Museum of broken relationships zagreb croatia

In 1415 Charles Duke of Orléans wrote a poem to his wife while imprisoned in the Tower of London. The poem of sombre yearning is considered to be the oldest Valentine in existence and since then billions somewhat more joyous valentines have been sent.

While February 14 may typically be a day for celebrating love, it is also a day for mourning broken relationships. It makes sense, given that the average person is left heartbroken at least twice in their life. Enter the Museum of Broken Relationships in Zagreb, Croatia.

The museum is exactly as it sounds; people who have been left utterly heartbroken submit an object that reminds them of their lost love. In turn, the Brokenships collection has become everyman’s museum, safeguarding the mementos and memories of once thriving relationships.
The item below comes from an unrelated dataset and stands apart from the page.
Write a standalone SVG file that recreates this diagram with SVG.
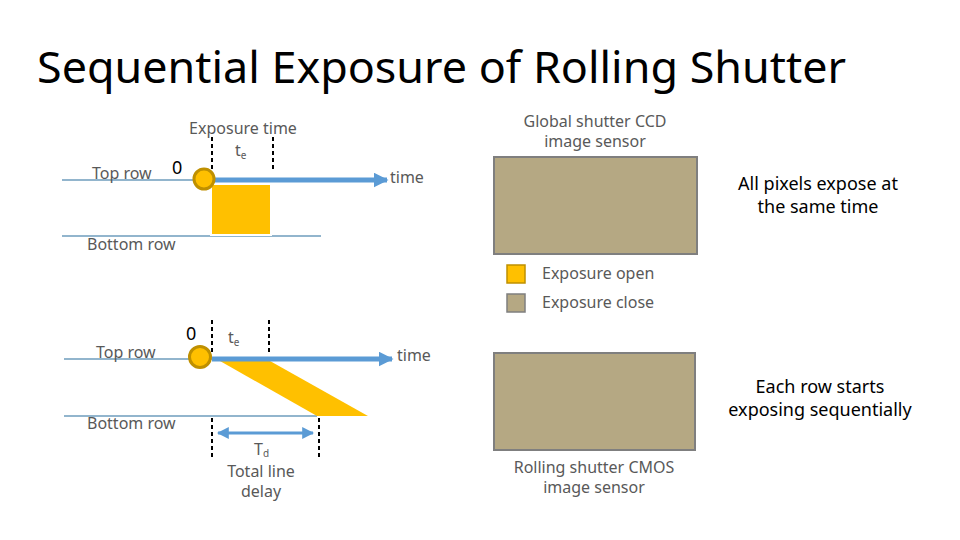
<svg xmlns="http://www.w3.org/2000/svg" width="960" height="540" viewBox="0 0 960 540">
<defs>
<style>
text{font-family:"Noto Sans","Open Sans","Liberation Sans",sans-serif}
.g{fill:#595959;font-size:16px}
.k{fill:#000;font-size:18px}
.c{text-anchor:middle}
.row{stroke:#6e9cbd;stroke-width:1.3;fill:none}
.axis{stroke:#5b9bd5;stroke-width:5;fill:none}
.dash{stroke:#000;stroke-width:2;stroke-dasharray:4,3;fill:none}
.dot{fill:#ffc000;stroke:#bf9000;stroke-width:3}
.open{fill:#ffc000}
.sensor{fill:#b5a883;stroke:#7f7f7f;stroke-width:2}
</style>
<marker id="ah" viewBox="0 0 10 10" refX="9" refY="5" markerWidth="3" markerHeight="3" orient="auto"><path d="M0,0L10,5L0,10z" fill="#5b9bd5"/></marker>
<marker id="ah2" viewBox="0 0 10 10" refX="9" refY="5" markerWidth="4" markerHeight="4" orient="auto-start-reverse"><path d="M0,0L10,5L0,10z" fill="#5b9bd5"/></marker>
</defs>
<rect width="960" height="540" fill="#fff"/>
<text x="37" y="83" font-size="44" fill="#000" textLength="809" lengthAdjust="spacingAndGlyphs">Sequential Exposure of Rolling Shutter</text>

<g id="global-timing">
<line class="row" x1="62" y1="180" x2="212" y2="180"/>
<line class="row" x1="62" y1="236" x2="321" y2="236"/>
<line class="dash" x1="212" y1="137" x2="212" y2="170"/>
<line class="dash" x1="273" y1="137" x2="273" y2="170"/>
<rect x="211" y="184" width="60" height="51" class="open" stroke="#fff" stroke-width="2"/>
<text class="g c" x="243" y="134">Exposure time</text>
<text class="g" x="235" y="156">t<tspan font-size="10" dy="3">e</tspan></text>
<text x="172" y="174" font-size="18" fill="#000">0</text>
<text class="g" x="92" y="179">Top row</text>
<text class="g" x="87" y="250">Bottom row</text>
<text class="g" x="390" y="183" font-size="14">time</text>
</g>

<g id="rolling-timing">
<line class="row" x1="64" y1="359" x2="212" y2="359"/>
<line class="row" x1="64" y1="416" x2="317" y2="416"/>
<polygon class="open" points="220,361 270,361 368,416 317,416"/>
<line class="dash" x1="212" y1="320" x2="212" y2="355"/>
<line class="dash" x1="269" y1="320" x2="269" y2="355"/>
<line class="dash" x1="212" y1="418" x2="212" y2="457"/>
<line class="dash" x1="319" y1="418" x2="319" y2="457"/>
<text x="186" y="340" font-size="18" fill="#000">0</text>
<text class="g" x="228" y="343">t<tspan font-size="10" dy="3">e</tspan></text>
<text class="g" x="96" y="358">Top row</text>
<text class="g" x="87" y="429">Bottom row</text>
<text class="g" x="397" y="361" font-size="14">time</text>
<text class="g" x="254" y="455">T<tspan font-size="10" dy="2">d</tspan></text>
<text class="g c" x="261" y="477">Total line</text>
<text class="g c" x="261" y="497">delay</text>
</g>

<g id="connectors">
<line class="axis" x1="212" y1="180" x2="387" y2="180" marker-end="url(#ah)"/>
<line class="axis" x1="212" y1="359" x2="392" y2="359" marker-end="url(#ah)"/>
<line stroke="#5b9bd5" stroke-width="3" x1="218" y1="433" x2="313" y2="433" marker-start="url(#ah2)" marker-end="url(#ah2)"/>
</g>

<g id="dot1"><circle class="dot" cx="204" cy="179" r="10"/></g>
<g id="dot2"><circle class="dot" cx="200" cy="357" r="10.5"/></g>

<g id="ccd">
<text class="g c" x="595" y="127">Global shutter CCD</text>
<text class="g c" x="595" y="147">image sensor</text>
<rect class="sensor" x="494" y="157" width="203" height="97"/>
<text class="k c" x="818" y="190">All pixels expose at</text>
<text class="k c" x="818" y="213">the same time</text>
</g>

<g id="legend">
<rect x="507" y="265" width="18" height="18" fill="#ffc000" stroke="#bf9000" stroke-width="1.5"/>
<text class="g" x="542" y="279">Exposure open</text>
<rect x="507" y="294" width="18" height="18" fill="#b5a883" stroke="#7f7f7f" stroke-width="1.5"/>
<text class="g" x="542" y="308">Exposure close</text>
</g>

<g id="cmos">
<rect class="sensor" x="494" y="353" width="201" height="97"/>
<text class="k c" x="820" y="393">Each row starts</text>
<text class="k c" x="820" y="416">exposing sequentially</text>
<text class="g c" x="594" y="473">Rolling shutter CMOS</text>
<text class="g c" x="594" y="493">image sensor</text>
</g>
</svg>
The museum is one of the most visited attractions in the Croatian capital and has frequent installations abroad. While on paper it may appear to be humorous, the exhibition is in fact thought-provoking and moving with a sardonic sense of humour.

The objects range from the obvious – teddy bears, wedding dresses and engagement rings – to the obscure – an airsickness bag – perhaps a somewhat questionable memento of a long distance relationship.

The most brilliant part of the exhibition however is the handwritten notes accompanying each piece.

Some notes are humorous. The former owner of a pair of garters wrote: “I never put them on. The relationship might have lasted longer if I had.”

Others are angry: “I’m just really sorry I didn’t smash this pen the moment I got it, because I wouldn’t have written all that romantic crap he didn’t deserve.”

And others are unbearably sad: “Although it was a relationship that started with promises of the eternal life together, it ended abruptly, as if cut with scissors. The ring didn’t end up on a finger but, sadly, in a museum…”

Perhaps the most poignant message of the museum is that no matter who we are, what we do or where we live, we are all humans enduring the same trials and tribulations, completely exposed to the sometimes fleeting nature of love.